S'agissant plus précisément des moyens consacrés à la langue française, j'ai présenté en conseil des ministres, en février dernier, un plan en faveur de l'enseignement du français à l'étranger. Doté de 50 millions d'euros, il permettra de soutenir la diffusion de notre langue en Europe et en Afrique surtout, ainsi que dans les pays émergents.
Ce plan répond avant tout à la forte demande de français qui s'exprime un peu partout dans le monde, et que j'observe notamment dans mes différents déplacements. J'en retire le sentiment que notre langue se porte plutôt bien, contrairement à la rhétorique pessimiste que l'on entend trop souvent. La réalité, c'est que le français demeure la 2ème langue la plus enseignée dans le monde, et qu'en 10 ans, le nombre d'apprenants a augmenté de plus de 16 millions de personnes.

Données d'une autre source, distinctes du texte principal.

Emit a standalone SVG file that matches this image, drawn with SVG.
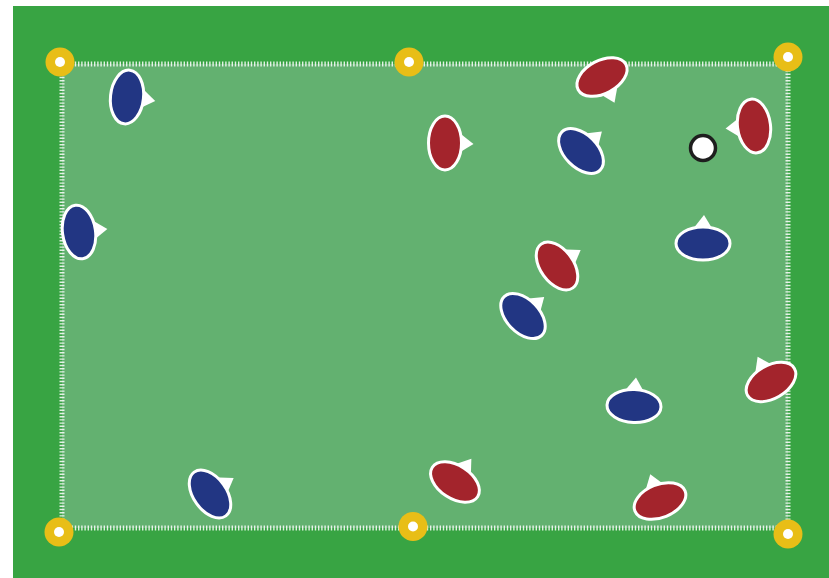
<svg xmlns="http://www.w3.org/2000/svg" width="829" height="578" viewBox="0 0 829 578">
<defs>
<style>
.ptr{fill:#ffffff}
.blue{fill:#223683;stroke:#ffffff;stroke-width:3}
.red{fill:#a3242c;stroke:#ffffff;stroke-width:3}
.tick{stroke:#ffffff;stroke-width:5;stroke-dasharray:1.4 1.8;opacity:0.85;fill:none}
.cone{fill:#e8be17}
.dot{fill:#ffffff}
</style>
<g id="pl-shape">
<path class="ptr" d="M12,-12 L28.5,1 L12,11 Z"/>
</g>
</defs>
<rect id="background" x="0" y="0" width="829" height="578" fill="#ffffff"/>
<rect id="pitch" x="13" y="6" width="816" height="572" fill="#38a443"/>
<rect id="field" x="62" y="64" width="726" height="464" fill="#63b170"/>
<g id="lines">
<line class="tick" x1="62" y1="64" x2="788" y2="64"/>
<line class="tick" x1="62" y1="528" x2="788" y2="528"/>
<line class="tick" x1="62" y1="64" x2="62" y2="528"/>
<line class="tick" x1="788" y1="64" x2="788" y2="528"/>
</g>
<g id="cones">
<g id="cone1"><circle class="cone" cx="60" cy="62" r="14.5"/><circle class="dot" cx="60" cy="62" r="5"/></g>
<g id="cone2"><circle class="cone" cx="409" cy="62" r="14.5"/><circle class="dot" cx="409" cy="62" r="5"/></g>
<g id="cone3"><circle class="cone" cx="788" cy="57" r="14.5"/><circle class="dot" cx="788" cy="57" r="5"/></g>
<g id="cone4"><circle class="cone" cx="59" cy="532" r="14.5"/><circle class="dot" cx="59" cy="532" r="5"/></g>
<g id="cone5"><circle class="cone" cx="413" cy="526.5" r="14.5"/><circle class="dot" cx="413" cy="526.5" r="5"/></g>
<g id="cone6"><circle class="cone" cx="788" cy="534" r="14.5"/><circle class="dot" cx="788" cy="534" r="5"/></g>
</g>
<g id="blue-team">
<g id="blue1" transform="translate(127,97) rotate(6)"><use href="#pl-shape"/><ellipse class="blue" rx="16.5" ry="27"/></g>
<g id="blue2" transform="translate(79,232) rotate(-8)"><use href="#pl-shape"/><ellipse class="blue" rx="16.5" ry="27"/></g>
<g id="blue3" transform="translate(581,151) rotate(-45)"><use href="#pl-shape"/><ellipse class="blue" rx="16.5" ry="27"/></g>
<g id="blue4" transform="translate(703,243.5) rotate(-90)"><use href="#pl-shape"/><ellipse class="blue" rx="16.5" ry="27"/></g>
<g id="blue5" transform="translate(523,316) rotate(-44)"><use href="#pl-shape"/><ellipse class="blue" rx="16.5" ry="27"/></g>
<g id="blue6" transform="translate(634,406) rotate(-88)"><use href="#pl-shape"/><ellipse class="blue" rx="16.5" ry="27"/></g>
<g id="blue7" transform="translate(210,494) rotate(-36)"><use href="#pl-shape"/><ellipse class="blue" rx="16.5" ry="27"/></g>
</g>
<g id="red-team">
<g id="red1" transform="translate(602,77) rotate(62)"><use href="#pl-shape"/><ellipse class="red" rx="16.5" ry="27"/></g>
<g id="red2" transform="translate(445,143) rotate(0)"><use href="#pl-shape"/><ellipse class="red" rx="16.5" ry="27"/></g>
<g id="red3" transform="translate(754,126) rotate(173)"><use href="#pl-shape"/><ellipse class="red" rx="16.5" ry="27"/></g>
<g id="red4" transform="translate(557,266) rotate(-36)"><use href="#pl-shape"/><ellipse class="red" rx="16.5" ry="27"/></g>
<g id="red5" transform="translate(771,382) rotate(-120)"><use href="#pl-shape"/><ellipse class="red" rx="16.5" ry="27"/></g>
<g id="red6" transform="translate(455,482) rotate(-57)"><use href="#pl-shape"/><ellipse class="red" rx="16.5" ry="27"/></g>
<g id="red7" transform="translate(660,501) rotate(-112)"><use href="#pl-shape"/><ellipse class="red" rx="16.5" ry="27"/></g>
</g>
<g id="ball"><circle cx="703" cy="148" r="12.5" fill="#ffffff" stroke="#1e1e1e" stroke-width="3.5"/></g>
</svg>
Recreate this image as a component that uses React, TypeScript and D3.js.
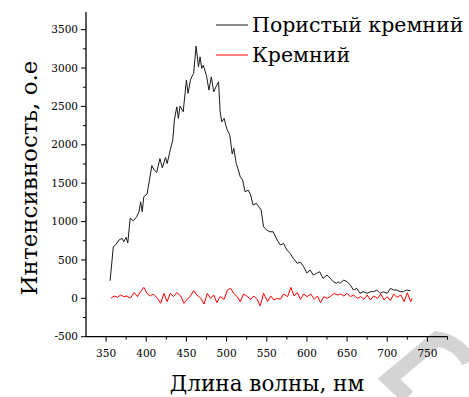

Enfin, s'agissant de l'organisation de notre dispositif de coopération, nous avons entamé, après celle de l'aide au développement, une réforme de notre dispositif en matière culturelle et d'enseignement supérieur - Phillippe Douste-Blazy vous en a dit un mot à l'instant. Là aussi, je compte sur votre mobilisation pour qu'elle soit un succès.

Mesdames et Messieurs les Ambassadeurs,
Je terminerai en insistant fortement sur le rôle central qui est le vôtre en matière de coopération. Je vous invite à prendre pleinement en main vos prérogatives, à faire travailler entre elles toutes vos équipes, à négocier et à agir avec les autorités de votre pays de résidence autour des grands chantiers que j'ai évoqués. Je sais aussi, d'expérience, que ce sont les qualités professionnelles et surtout humaines des agents qui permettent de conduire une action. A vous de galvaniser les énergies et la motivation de tous vos collaborateurs. La tâche n'est pas toujours simple, j'en conviens, mais j'ai vu au fil de mes visites sur le terrain depuis plus d'un an combien vous aviez à coeur de donner le meilleur de vous-même. Je tiens à vous redire ma détermination à agir à vos côtés pour la réussite de notre politique.